Concrete fracture process zone characteristics

This study is essentially an extension of prior research on the fracture mechanics of concrete conducted at UW. By experimental observations as described in literature reviews, the effects of stress concentrations introduced by holes in concrete can be ignored at one scale but not at a large scale. This research is to find a model that will give us some information about that scale for high strength and light weight concrete. Externally applied stress fields are introduced into the crack line wedge loaded double cantilever beam specimens to further identify whether the previously developed tri-linear fracture process zone model is material dependent for normal concretes.
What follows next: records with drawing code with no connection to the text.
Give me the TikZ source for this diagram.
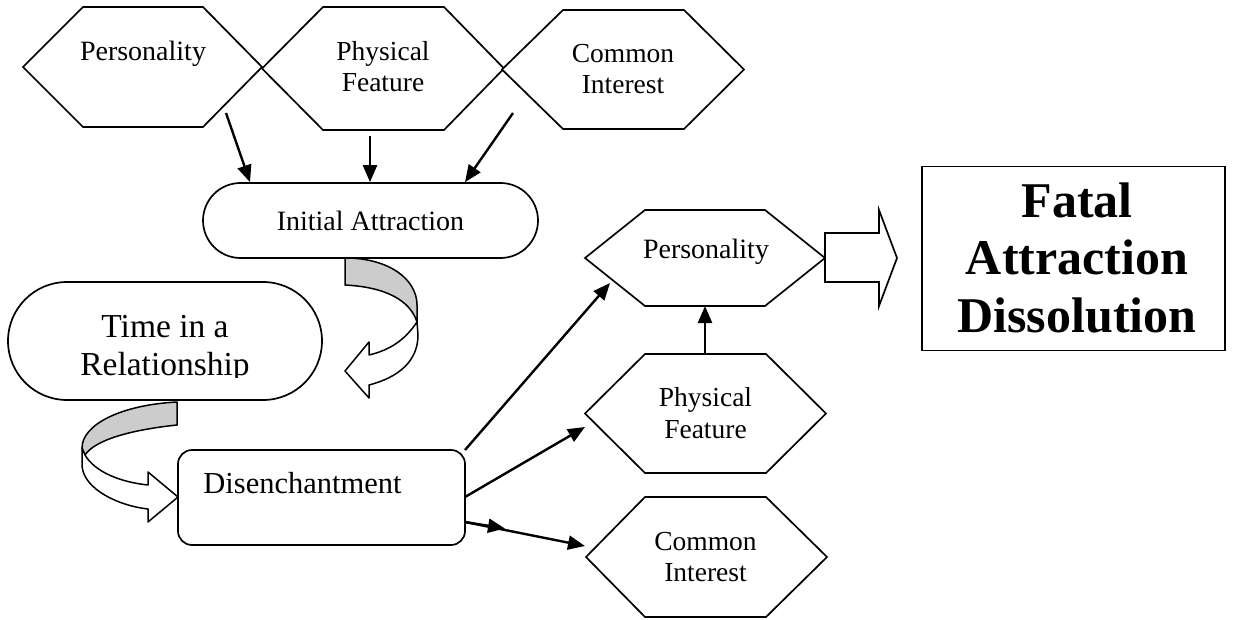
\documentclass[tikz,border=0pt]{standalone}
\usepackage{fontspec}
\setmainfont{Liberation Serif}
\usetikzlibrary{arrows.meta}
\tikzset{
  shp/.style={draw=black, line width=1.7pt, fill=white, line join=miter},
  twist/.style={draw=black, line width=1.5pt, line join=round},
  arr/.style={line width=2.4pt, -{Triangle[length=17pt,width=14pt]}},
  lbl/.style={align=center, inner sep=0pt, font=\fontsize{28}{31}\selectfont},
  lbltwo/.style={align=center, inner sep=0pt, font=\fontsize{27.5}{31.5}\selectfont},
}
\begin{document}
\begin{tikzpicture}[x=1pt,y=-1pt]
\useasboundingbox (0,0) rectangle (1238,620);

% ---- top hexagons
\draw[shp] (23,67) -- (83,7) -- (203,7) -- (262,67) -- (203,127) -- (83,127) -- cycle;
\draw[shp] (262,68.5) -- (323,7) -- (444,7) -- (504,68.5) -- (444,130) -- (323,130) -- cycle;
\draw[shp] (502,69.5) -- (563,10) -- (684,10) -- (744,69.5) -- (684,129) -- (563,129) -- cycle;
\node[lbl] (p1) at (143,54) {Personality};
\node[lbltwo] (f1) at (383,66.5) {Physical\\Feature};
\node[lbltwo] (c1) at (623,69) {Common\\Interest};

% ---- Initial Attraction
\node[shp, rounded corners=37.5pt, minimum width=335pt, minimum height=75pt, inner sep=0pt,
      lbl] (ia) at (370.5,220.5) {Initial Attraction};

% arrows into Initial Attraction
\coordinate (s1) at (226,113);
\coordinate (s2) at (370,136);
\coordinate (s3) at (513,113);
\draw[arr] (s1) -- ([xshift=-120.5pt]ia.north);
\draw[arr] (s2) -- ([xshift=-0.5pt]ia.north);
\draw[arr] (s3) -- ([xshift=94.5pt]ia.north);

% ---- Time in a Relationship
\node[shp, rounded corners=59pt, minimum width=314pt, minimum height=118pt] (tbox) at (165,341) {};
\begin{scope}
  \clip (8,282) rectangle (322,377);
  \node[align=center, inner sep=0pt, font=\fontsize{33.5}{38}\selectfont] (tr) at (165,349) {Time in a\\Relationship};
\end{scope}

% ---- curved arrow: Initial Attraction -> Time
\draw[twist, fill=gray!40] (345,258) .. controls (390,258) and (417,280) .. (417,305) -- (417,322)
   .. controls (410,300) and (385,287) .. (345,285) -- cycle;
\draw[twist, fill=white] (417,322) .. controls (405,340) and (390,350) .. (369,355)
   -- (369,342) -- (345,371) -- (369,398) -- (369,385)
   .. controls (400,377) and (418,360) .. (418,335) -- cycle;

% ---- Disenchantment
\node[shp, rounded corners=14pt, minimum width=287pt, minimum height=95pt] (dbox) at (321.5,497.5) {};
\node[inner sep=0pt, font=\fontsize{30.5}{34}\selectfont] (dt) at (302.5,483) {Disenchantment};

% ---- curved arrow: Time -> Disenchantment
\draw[twist, fill=gray!40] (177,402) -- (177,425)
   .. controls (130,430) and (95,440) .. (85,455) -- (82,448)
   .. controls (82,425) and (120,405) .. (177,402) -- cycle;
\draw[twist, fill=white] (82,448) -- (82,466) .. controls (84,490) and (120,506) .. (148,509)
   -- (148,522) -- (178,497) -- (148,472) -- (148,485)
   .. controls (120,482) and (95,472) .. (85,455) -- cycle;

% ---- right hexagons
\draw[shp] (585,258) -- (645,210) -- (765,210) -- (825,258) -- (765,306) -- (645,306) -- cycle;
\draw[shp] (585,413.5) -- (645,354) -- (766,354) -- (826,413.5) -- (766,473) -- (645,473) -- cycle;
\draw[shp] (586,557) -- (645,497) -- (766,497) -- (827,557) -- (766,617) -- (645,617) -- cycle;
\node[lbl] (p2) at (706,251.5) {Personality};
\node[lbltwo] (f2) at (705.5,413) {Physical\\Feature};
\node[lbltwo] (c2) at (705.5,557) {Common\\Interest};

\coordinate (pBot) at (705,306);
\coordinate (fTop) at (705,354);
\draw[arr] (fTop) -- (pBot);

% arrows from Disenchantment
\coordinate (d1) at (465,450);
\coordinate (d2) at (465,497);
\coordinate (d3) at (465,522);
\coordinate (e1) at (610,283);
\coordinate (e2) at (585,427);
\coordinate (e3m) at (505,528.5);
\coordinate (e3) at (585,546);
\draw[arr] (d1) -- (e1);
\draw[arr] (d2) -- (e2);
\draw[arr] (d3) -- (e3m);
\draw[arr] (d3) -- (e3);

% ---- block arrow
\draw[shp] (825,233) -- (879,233) -- (879,210) -- (897,258) -- (879,306) -- (879,282) -- (825,282) -- cycle;

% ---- Fatal box
\node[shp, minimum width=303pt, minimum height=184pt] (fbox) at (1073.5,258.5) {};
\node[align=center, inner sep=0pt, font=\fontsize{50}{57.5}\selectfont\bfseries] (ft) at (1077,257.5)
   {Fatal\\Attraction\\Dissolution};
\end{tikzpicture}
\end{document}
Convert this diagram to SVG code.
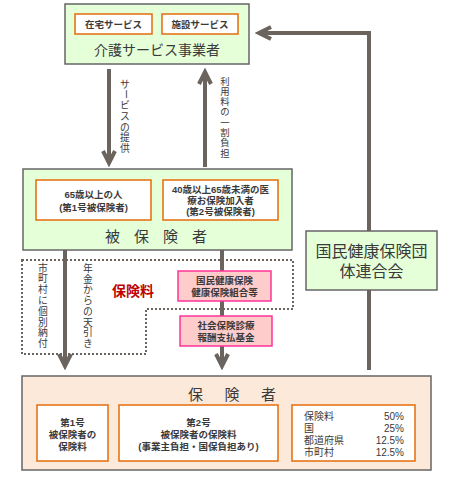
<svg xmlns="http://www.w3.org/2000/svg" width="457" height="480" viewBox="0 0 457 480">
<style>
text{font-family:"Noto Sans CJK JP","Noto Sans",sans-serif;fill:#3a3a3a}
.s,.r,.v,.L{font-family:"Liberation Sans","Noto Sans CJK JP",sans-serif}
.g{fill:#e5ffd9;stroke:#666;stroke-width:1.5}
.p{fill:#fde9d9;stroke:#666;stroke-width:1.5}
.o{fill:#fff;stroke:#e46c0a;stroke-width:1.5}
.k{fill:#ffcccc;stroke:#ff3399;stroke-width:1.5}
.a{fill:none;stroke:#6b635d;stroke-width:4}
.s{font-size:9.5px;font-weight:bold;text-anchor:middle}
.v{font-size:9.8px;text-anchor:middle;dominant-baseline:central}
.t{text-anchor:middle}
.h{font-size:15px;text-anchor:middle}
.r{font-size:10px}
</style>
<defs>
<marker id="ah" markerUnits="userSpaceOnUse" markerWidth="20" markerHeight="20" viewBox="-16 -10 20 20" refX="0" refY="0" orient="auto">
<path d="M-12,-6 L0,0 L-12,6" fill="none" stroke="#6b635d" stroke-width="4"/>
</marker>
</defs>
<g id="connectors">
<path class="a" d="M369,370 L369,33 L259,33" marker-end="url(#ah)"/>
<path class="a" d="M109,69 L109,163" marker-end="url(#ah)"/>
<path class="a" d="M205,167 L205,72" marker-end="url(#ah)"/>
<path class="a" d="M65,250 L65,366" marker-end="url(#ah)"/>
<path class="a" d="M222,250 L222,366" marker-end="url(#ah)"/>
<polygon points="22,260 293,260 293,309 146,309 146,354 22,354" fill="none" stroke="#6b635d" stroke-width="2" stroke-dasharray="2,2"/>
<text class="v"><tspan x="125" y="83.5">サ</tspan><tspan x="125" y="105">ビ</tspan><tspan x="125" y="115.7">ス</tspan><tspan x="125" y="126.5">の</tspan><tspan x="125" y="137.2">提</tspan><tspan x="125" y="148">供</tspan></text>
<text class="v" x="125" y="94.2" transform="rotate(90 125 94.2)">ー</text>
<text class="v" style="font-size:9.4px"><tspan x="225" y="80.5">利</tspan><tspan x="225" y="90.8">用</tspan><tspan x="225" y="101.1">料</tspan><tspan x="225" y="111.4">の</tspan><tspan x="225" y="121.7">一</tspan><tspan x="225" y="132">割</tspan><tspan x="225" y="142.3">負</tspan><tspan x="225" y="152.6">担</tspan></text>
<text class="v"><tspan x="43" y="267.5">市</tspan><tspan x="43" y="278.3">町</tspan><tspan x="43" y="289.1">村</tspan><tspan x="43" y="299.9">に</tspan><tspan x="43" y="310.7">個</tspan><tspan x="43" y="321.5">別</tspan><tspan x="43" y="332.3">納</tspan><tspan x="43" y="343.1">付</tspan></text>
<text class="v"><tspan x="88" y="268">年</tspan><tspan x="88" y="278.7">金</tspan><tspan x="88" y="289.4">か</tspan><tspan x="88" y="300.1">ら</tspan><tspan x="88" y="310.8">の</tspan><tspan x="88" y="321.5">天</tspan><tspan x="88" y="332.2">引</tspan><tspan x="88" y="342.9">き</tspan></text>
<text x="133" y="296" class="t" style="font-size:14px;font-weight:bold;fill:#c00000">保険料</text>
</g>
<g id="provider">
<rect class="g" x="65" y="4" width="184" height="60"/>
<rect class="o" x="75" y="14" width="77" height="20"/>
<rect class="o" x="162" y="14" width="76" height="20"/>
<text class="s" x="113.5" y="28">在宅サービス</text>
<text class="s" x="200" y="28">施設サービス</text>
<text class="t" x="157" y="55" style="font-size:14px">介護サービス事業者</text>
</g>
<g id="insured">
<rect class="g" x="23" y="169" width="269" height="81"/>
<rect class="o" x="36" y="180" width="115" height="40"/>
<rect class="o" x="163" y="180" width="115" height="40"/>
<text class="s" x="93.5" y="198">65歳以上の人</text>
<text class="s" x="93.5" y="211">(第1号被保険者)</text>
<text class="s" x="220.5" y="193">40歳以上65歳未満の医</text>
<text class="s" x="220.5" y="204">療お保険加入者</text>
<text class="s" x="220.5" y="215">(第2号被保険者)</text>
<text class="h" y="242"><tspan x="112.5">被</tspan><tspan x="141.5">保</tspan><tspan x="170.5">険</tspan><tspan x="199.5">者</tspan></text>
</g>
<g id="kokuho">
<rect class="k" x="178" y="271" width="93" height="30"/>
<text class="s" x="224.5" y="284">国民健康保険</text>
<text class="s" x="224.5" y="296">健康保険組合等</text>
</g>
<g id="shiharai">
<rect class="k" x="180" y="316" width="92" height="30"/>
<text class="s" x="226" y="329">社会保険診療</text>
<text class="s" x="226" y="341">報酬支払基金</text>
</g>
<g id="rengokai">
<rect class="g" x="306" y="231" width="131" height="59"/>
<text class="t L" x="371.5" y="257" style="font-size:16px">国民健康保険団</text>
<text class="t L" x="371.5" y="277" style="font-size:16px">体連合会</text>
</g>
<g id="insurer">
<rect class="p" x="22" y="376" width="409" height="94"/>
<text class="h" y="400"><tspan x="195.5">保</tspan><tspan x="232">険</tspan><tspan x="268.5">者</tspan></text>
<rect class="o" x="37" y="405" width="71" height="56"/>
<rect class="o" x="119" y="405" width="159" height="56"/>
<rect class="o" x="292" y="405" width="123" height="56"/>
<text class="s" x="72.5" y="426">第1号</text>
<text class="s" x="72.5" y="438">被保険者の</text>
<text class="s" x="72.5" y="450">保険料</text>
<text class="s" x="198.5" y="426">第2号</text>
<text class="s" x="198.5" y="438">被保険者の保険料</text>
<text class="s" x="198.5" y="450">(事業主負担・国保負担あり)</text>
<text class="r" x="304" y="420">保険料</text>
<text class="r" x="304" y="431.5">国</text>
<text class="r" x="304" y="443.5">都道府県</text>
<text class="r" x="304" y="455.5">市町村</text>
<text class="r" x="404" y="420" text-anchor="end">50%</text>
<text class="r" x="404" y="431.5" text-anchor="end">25%</text>
<text class="r" x="404" y="443.5" text-anchor="end">12.5%</text>
<text class="r" x="404" y="455.5" text-anchor="end">12.5%</text>
</g>
</svg>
If a stress singularity is found at crack tip in more brittle concretes such as high strength and light weight concretes, this research will have direct effect on the concrete design approaches used in today's practice. If there is no stress singularity existing at a crack tip, a material dependent cracking model for concrete will help us to better understand concretes and provide information for reinforced concrete cracking behaviors under service load conditions.; Test variables included in this research are the effect of stress fields caused by externally applied lateral loads on the fracture process zone model, the changes in fracture process zone model due to changes in coarse aggregate weight and size, the specimen sizes, the fine aggregate distribution, and the properties of cement matrix and bond strength between ingredients with the addition of Silica Fume to the regular concrete. The experimental results are analyzed in depth and corresponding fracture process zone models for each test series are derived through an extensive trial and error procedure. lt was found that the overall stress state in concrete does not have any influence on fracture process zone model. Significant variations were observed in fracture parameters and mechanical properties of Silica Fume concrete. The fine aggregate distribution introduced into Silica Fume concrete was found not to affect the aggregate interlock bridging strength as observed in regular concrete. The combined use of Silica Fume and Solite in concrete significantly changed in aggregate interlock bridging strength in numerical tri-linear fracture process zone models. The importance of each fracture parameter of fracture process zone models on the fracture behavior is identified.